February 19, 2021 | Jaci Conry
A family relies on their experience living aboard boats to build a home of maximum efficiency.
It’s no small accomplishment for a family of five to reside on a sailboat. “We figured if we could manage on a boat, we could certainly manage to live in a relatively small house,” says Chris Museler, who set about designing a sustainable home in Jamestown, Rhode Island with the help of architect Paul Weber.
“The goal was to live in as small a space as we could get away with while still having enough room for the five of us,” says Museler, of this compact four-bedroom home. “We also wanted the house to be unobtrusive and recede with the woods; to look and feel as though it had been here for a long time.”

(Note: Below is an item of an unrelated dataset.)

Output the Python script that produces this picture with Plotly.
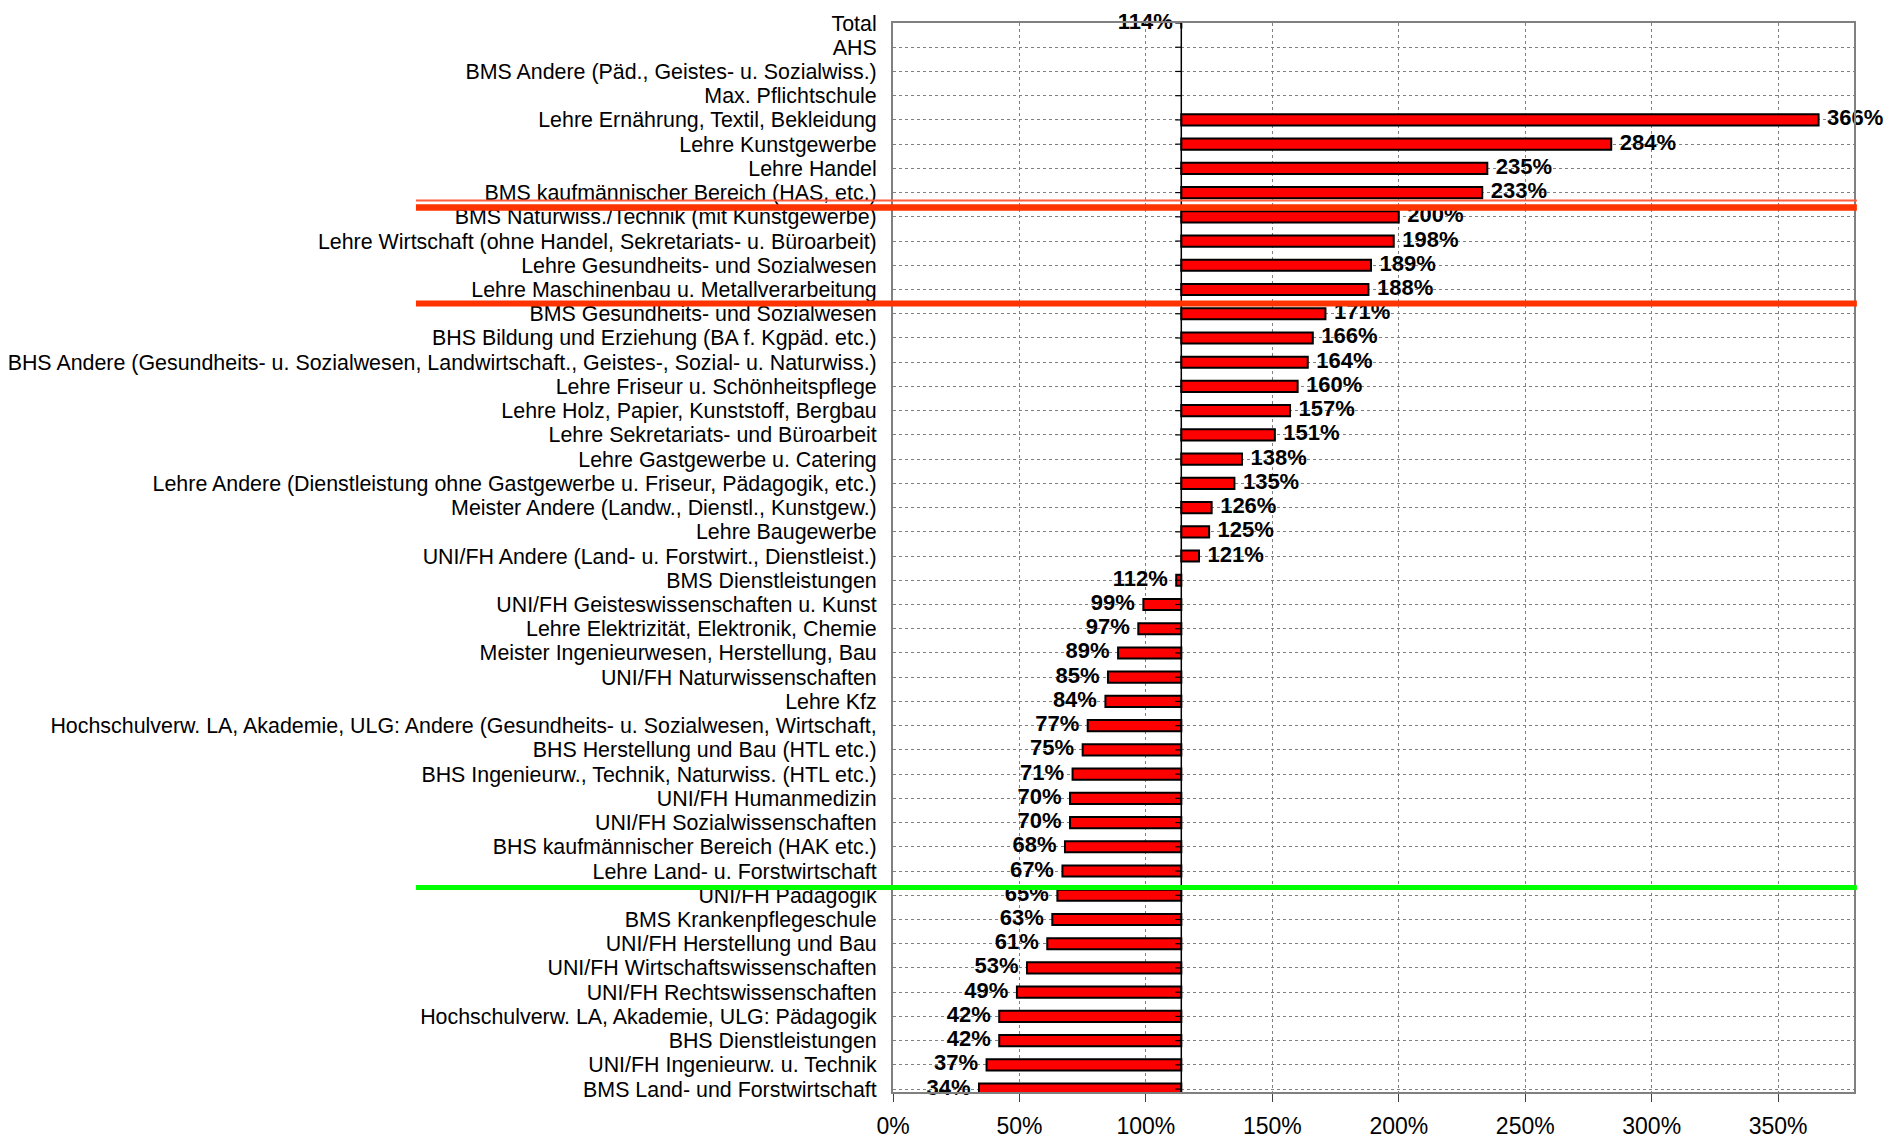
import plotly.graph_objects as go

categories = [
    "Total",
    "AHS",
    "BMS Andere (Päd., Geistes- u. Sozialwiss.)",
    "Max. Pflichtschule",
    "Lehre Ernährung, Textil, Bekleidung",
    "Lehre Kunstgewerbe",
    "Lehre Handel",
    "BMS kaufmännischer Bereich (HAS, etc.)",
    "BMS Naturwiss./Technik (mit Kunstgewerbe)",
    "Lehre Wirtschaft (ohne Handel, Sekretariats- u. Büroarbeit)",
    "Lehre Gesundheits- und Sozialwesen",
    "Lehre Maschinenbau u. Metallverarbeitung",
    "BMS Gesundheits- und Sozialwesen",
    "BHS Bildung und Erziehung (BA f. Kgpäd. etc.)",
    "BHS Andere (Gesundheits- u. Sozialwesen, Landwirtschaft., Geistes-, Sozial- u. Naturwiss.)",
    "Lehre Friseur u. Schönheitspflege",
    "Lehre Holz, Papier, Kunststoff, Bergbau",
    "Lehre Sekretariats- und Büroarbeit",
    "Lehre Gastgewerbe u. Catering",
    "Lehre Andere (Dienstleistung ohne Gastgewerbe u. Friseur, Pädagogik, etc.)",
    "Meister Andere (Landw., Dienstl., Kunstgew.)",
    "Lehre Baugewerbe",
    "UNI/FH Andere (Land- u. Forstwirt., Dienstleist.)",
    "BMS Dienstleistungen",
    "UNI/FH Geisteswissenschaften u. Kunst",
    "Lehre Elektrizität, Elektronik, Chemie",
    "Meister Ingenieurwesen, Herstellung, Bau",
    "UNI/FH Naturwissenschaften",
    "Lehre Kfz",
    "Hochschulverw. LA, Akademie, ULG: Andere (Gesundheits- u. Sozialwesen, Wirtschaft,",
    "BHS Herstellung und Bau (HTL etc.)",
    "BHS Ingenieurw., Technik, Naturwiss. (HTL etc.)",
    "UNI/FH Humanmedizin",
    "UNI/FH Sozialwissenschaften",
    "BHS kaufmännischer Bereich (HAK etc.)",
    "Lehre Land- u. Forstwirtschaft",
    "UNI/FH Pädagogik",
    "BMS Krankenpflegeschule",
    "UNI/FH Herstellung und Bau",
    "UNI/FH Wirtschaftswissenschaften",
    "UNI/FH Rechtswissenschaften",
    "Hochschulverw. LA, Akademie, ULG: Pädagogik",
    "BHS Dienstleistungen",
    "UNI/FH Ingenieurw. u. Technik",
    "BMS Land- und Forstwirtschaft",
]

values = [
    114, None, None, None,
    366, 284, 235, 233, 200, 198, 189, 188, 171, 166, 164, 160, 157, 151,
    138, 135, 126, 125, 121, 112, 99, 97, 89, 85, 84, 77, 75, 71, 70, 70,
    68, 67, 65, 63, 61, 53, 49, 42, 42, 37, 34,
]

BASE = 114
x_ticks = [0, 50, 100, 150, 200, 250, 300, 350]
x_tick_labels = [f"{t}%" for t in x_ticks]

# separator lines: (category after which line sits, offset in rows, colour, width)
separators = [
    ("BMS kaufmännischer Bereich (HAS, etc.)", 0.33, "#FF5A3C", 2),
    ("BMS kaufmännischer Bereich (HAS, etc.)", 0.61, "#FF3300", 6.5),
    ("Lehre Maschinenbau u. Metallverarbeitung", 0.58, "#FF3300", 6),
    ("Lehre Land- u. Forstwirtschaft", 0.68, "#00FF00", 5),
]

FONT = "Liberation Sans, Arial, sans-serif"

fig = go.Figure()

fig.add_trace(go.Bar(
    y=categories,
    x=[(v - BASE) if v is not None else None for v in values],
    base=BASE,
    orientation="h",
    width=0.46,
    marker=dict(color="#FF0000", line=dict(color="#000000", width=2)),
    hoverinfo="skip",
    showlegend=False,
))

right_y = [c for c, v in zip(categories, values) if v is not None and v > BASE]
right_x = [v for v in values if v is not None and v > BASE]
left_y = [c for c, v in zip(categories, values) if v is not None and v <= BASE]
left_x = [v for v in values if v is not None and v <= BASE]

for ys, xs, pos in [(right_y, right_x, "middle right"), (left_y, left_x, "middle left")]:
    fig.add_trace(go.Scatter(
        y=ys, x=xs,
        mode="markers+text",
        marker=dict(size=12, color="rgba(0,0,0,0)"),
        text=[f"{v}%" for v in xs],
        textposition=pos,
        textfont=dict(family=FONT, size=22, color="#000000", weight="bold"),
        hoverinfo="skip",
        showlegend=False,
        cliponaxis=False,
    ))

shapes = []
# axis line at the base value
shapes.append(dict(type="line", xref="x", yref="paper", x0=BASE, x1=BASE, y0=0, y1=1,
                   line=dict(color="#000000", width=1.5), layer="above"))
# small tick marks on the base axis
for c in categories:
    shapes.append(dict(type="line", xref="x", yref="y", x0=BASE - 2.4, x1=BASE, y0=c, y1=c,
                       line=dict(color="#000000", width=1.2), layer="above"))
# coloured separator lines
for cat, off, col, w in separators:
    yv = categories.index(cat) + off
    shapes.append(dict(type="line", xref="paper", yref="y", x0=-0.4964, x1=1.003, y0=yv, y1=yv,
                       line=dict(color=col, width=w), layer="above"))

fig.update_layout(
    width=1887, height=1139,
    margin=dict(l=893, r=33, t=23, b=47, autoexpand=False),
    paper_bgcolor="white", plot_bgcolor="white",
    font=dict(family=FONT, color="#000000"),
    bargap=0.5,
    shapes=shapes,
)

fig.update_xaxes(
    range=[0, 380],
    tickmode="array", tickvals=x_ticks, ticktext=x_tick_labels,
    tickfont=dict(family=FONT, size=23, color="#000000"),
    ticks="outside", ticklen=8, tickcolor="#404040", tickwidth=1,
    ticklabelstandoff=4,
    showgrid=True, gridcolor="#808080", griddash="dot", gridwidth=1,
    showline=True, linecolor="#808080", linewidth=2, mirror=True,
    zeroline=False, automargin=False,
)
fig.update_yaxes(
    type="category",
    categoryorder="array", categoryarray=categories,
    tickmode="array", tickvals=categories, ticktext=categories,
    range=[44.12, 0],
    tickfont=dict(family=FONT, size=21.4, color="#000000"),
    ticks="", ticklabelstandoff=10,
    showgrid=True, gridcolor="#808080", griddash="dot", gridwidth=1,
    showline=True, linecolor="#808080", linewidth=2, mirror=True,
    zeroline=False, automargin=False,
)

fig.write_html(
    "out.html",
    config={"displayModeBar": False},
    post_script="document.body.style.margin='0';document.body.style.padding='0';document.body.style.overflow='hidden';",
)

Sustainability was a key object to the design of the home. All systems are electric—heat pumps, air conditioning, hot water, clothes dryer, lighting, cooking—and all run-off batteries supplemented by photovoltaic panels installed on the roof, says Weber.
“The house is super insulated with double-thick exterior walls and triple-glazed windows.” As a result, the home is net-positive, which means it typically produces more energy than it uses over the course of a year.
Weber devised a simple-shaped, narrow, two-story structure that echoes the extruded form of a barn with yellow cedar exterior siding offset by cementitious panel cladding. Utilizing a simple palette of materials helps ensure the home doesn’t feel extravagant or pretentious, says Museler, noting that the kitchen features a combination of European birch plywood and Formica.
“Every space in the house is a multi-use space,” says Museler. The home’s one “grand feature” is a doubleheight vaulted ceiling in the living area. “As a result, we lost two rooms upstairs,” he says. “But if we find we don’t have enough space, that just means we need to get rid of some stuff.”